冷蔵庫様の設置が終わり汗臭い男たちが部屋を出て行くやいなや、私は今夜飲む分のビールを冷凍室様に突っ込みました。
そして、翌日からの分のビールも冷蔵庫様に入れましたので、いまや冷蔵庫様内のビール保有数はビンビール3本と缶ビール12本という数に達しました。

うふふ、ビールの在庫は心の余裕。
早く冷えろよ、冷えろよビール。

と、口元から笑みをポロポロとこぼしながら、さっそくシャワーを浴びようとしたときです、再びドアにノックの音が響きました。

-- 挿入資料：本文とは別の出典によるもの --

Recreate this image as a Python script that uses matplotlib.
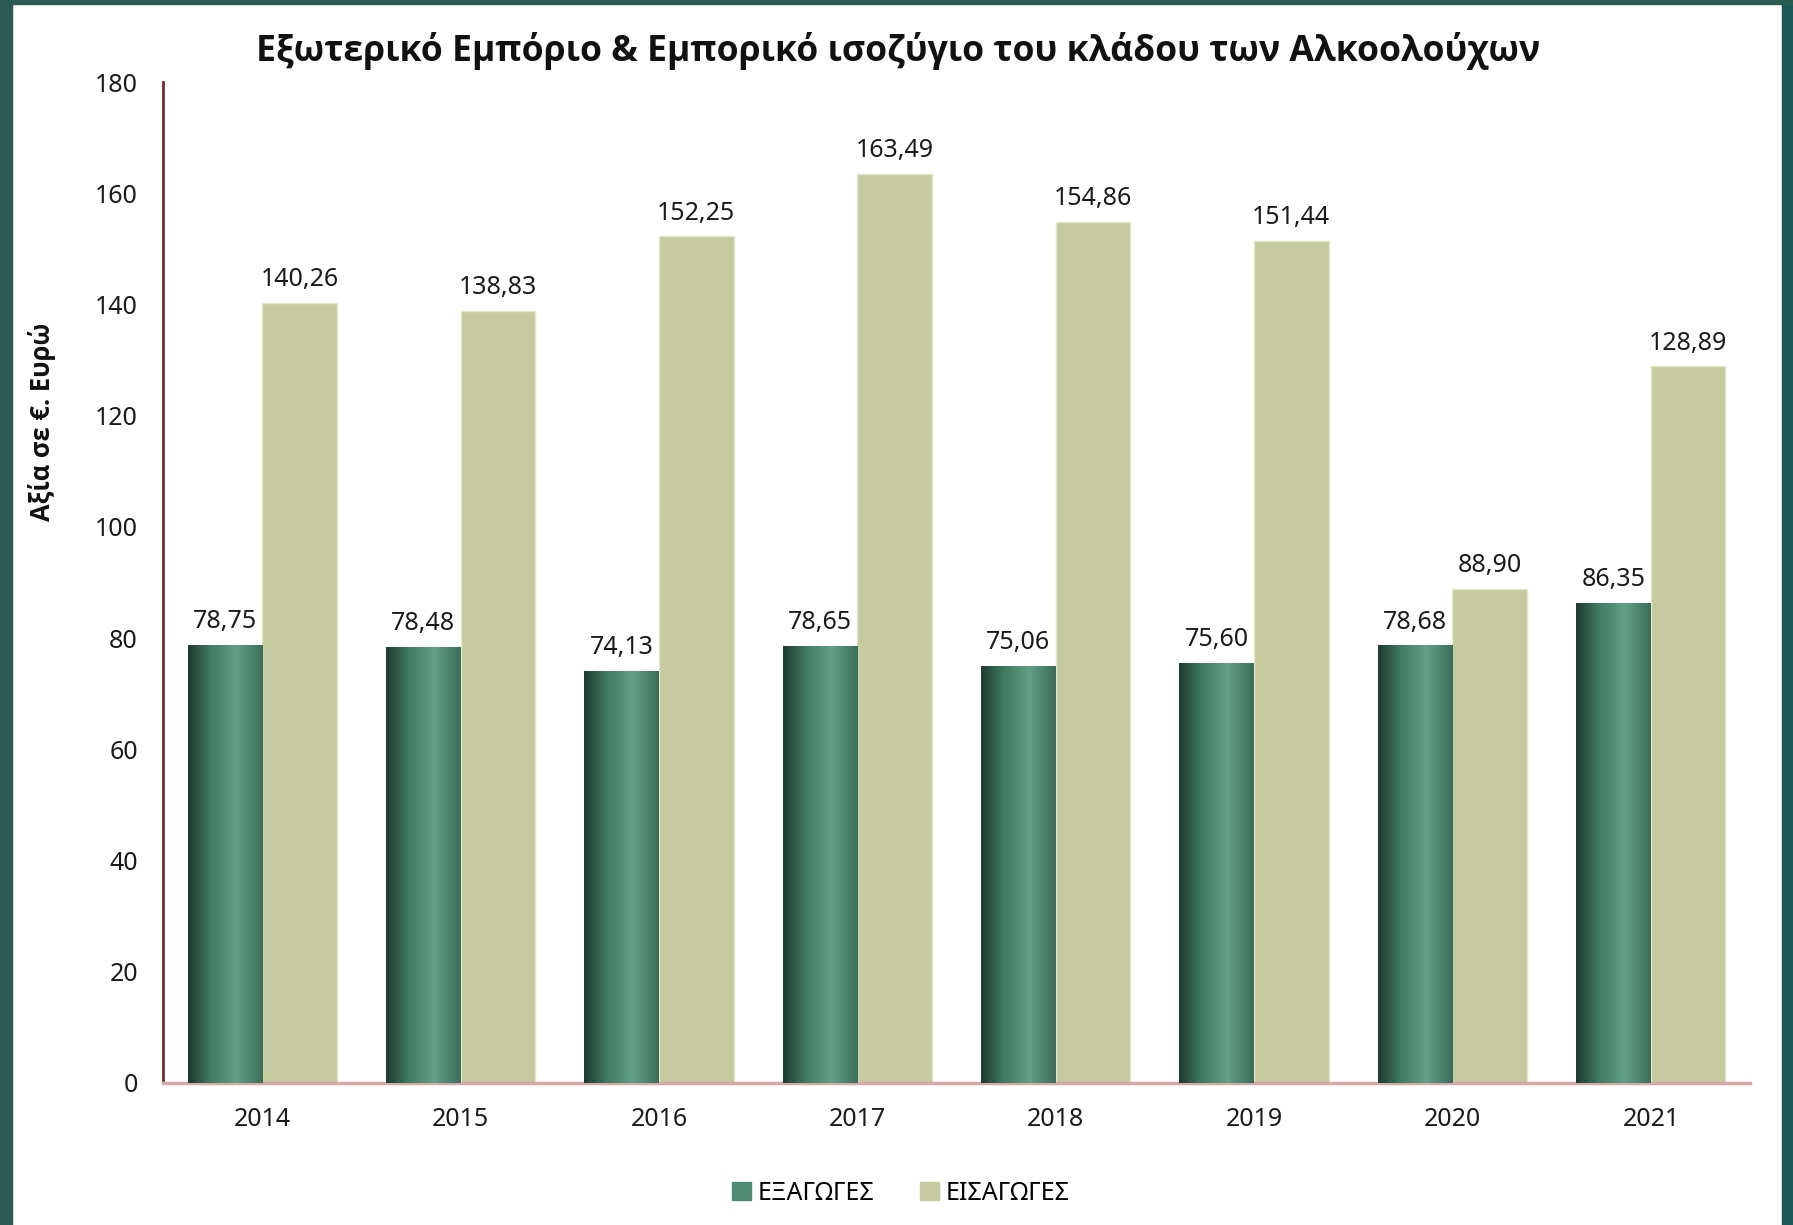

何だろう?とドアを開けると、先ほど冷蔵庫様を運んで来た男が入ってきて、いきなり冷蔵庫様を開けようとするではありませんか。

やめろ! 冷蔵庫様に近づくな!

いったい何をしようと言うのだ?

男が言うには、庫内がきたないのできれいに拭くとのことでした。

えっ、そんなにきたない冷蔵庫だったの?

おい、この冷蔵庫、どこから持って来たんだよお?

とにかく今開けられては、ビールの冷却効率が落ちてしまいます。
ビールを冷やすためなら少しくらい庫内がきたなくても、たとえさっきまでこの冷蔵庫がノラ犬のすみかになっていたとしても、そんなことは構わないのです。とにかくビールを冷やすのが先決です!

いいからいいから、掃除なんかしなくていいから。
とにかく早く帰りなさい。暗くなるとお母さんが心配するよ、と言いくるめ、ようやくのことで男を帰しました。

私はドアノブの押し込み式の鍵をかけ、ついでにカンヌキ式の鍵もかけ、もう二度と邪魔者が現れないようにし、すばやくシャワーを浴びました。

シャワーを浴び、さっぱりした私は、うやうやしく冷凍室からビールを取り出しました。

あー、ここまでたどり着くにはいろいろ苦労はあったけど、こうして冷えたビールにありつけると、そんな苦労も吹っ飛ぶってえもんだなあ。
それにしてもすごいよなあ、なにしろ冷蔵庫まで用意させちゃうんだから。

と、自分の奮闘振りに満足しながらビールをテーブルの上に置いたその時、

ようやく気づきました。

あっ、

コップがない・・・

こうしてインド第二日目は、なんとかほぼ無事に終わって行きました。

そして翌日からは一旦デリーを離れ、ジャイプールに移動するのですが、そのことが新たなるトラブルを引き起こすとは・・・

今ようやくコップを手に入れ、冷えたビールを飲みながら、のんきにテレビを見ているこの男には、知るよしもなかったのであります。

はい、いかがでしたか?(今回も淀川長冶風に読んで下さい)

またビールの話、出てきましたねえ。

あれほど「ビール以外のインドの話を!」と要望されているというのに、この男、いったい何、考えているのでしょう。

こんな男には、バチ、当たるといいですねえ。

怖い怖いバチ、当たるといいですねえ。

みなさんで、そのこと祈りながら、今回はお別れしましょう。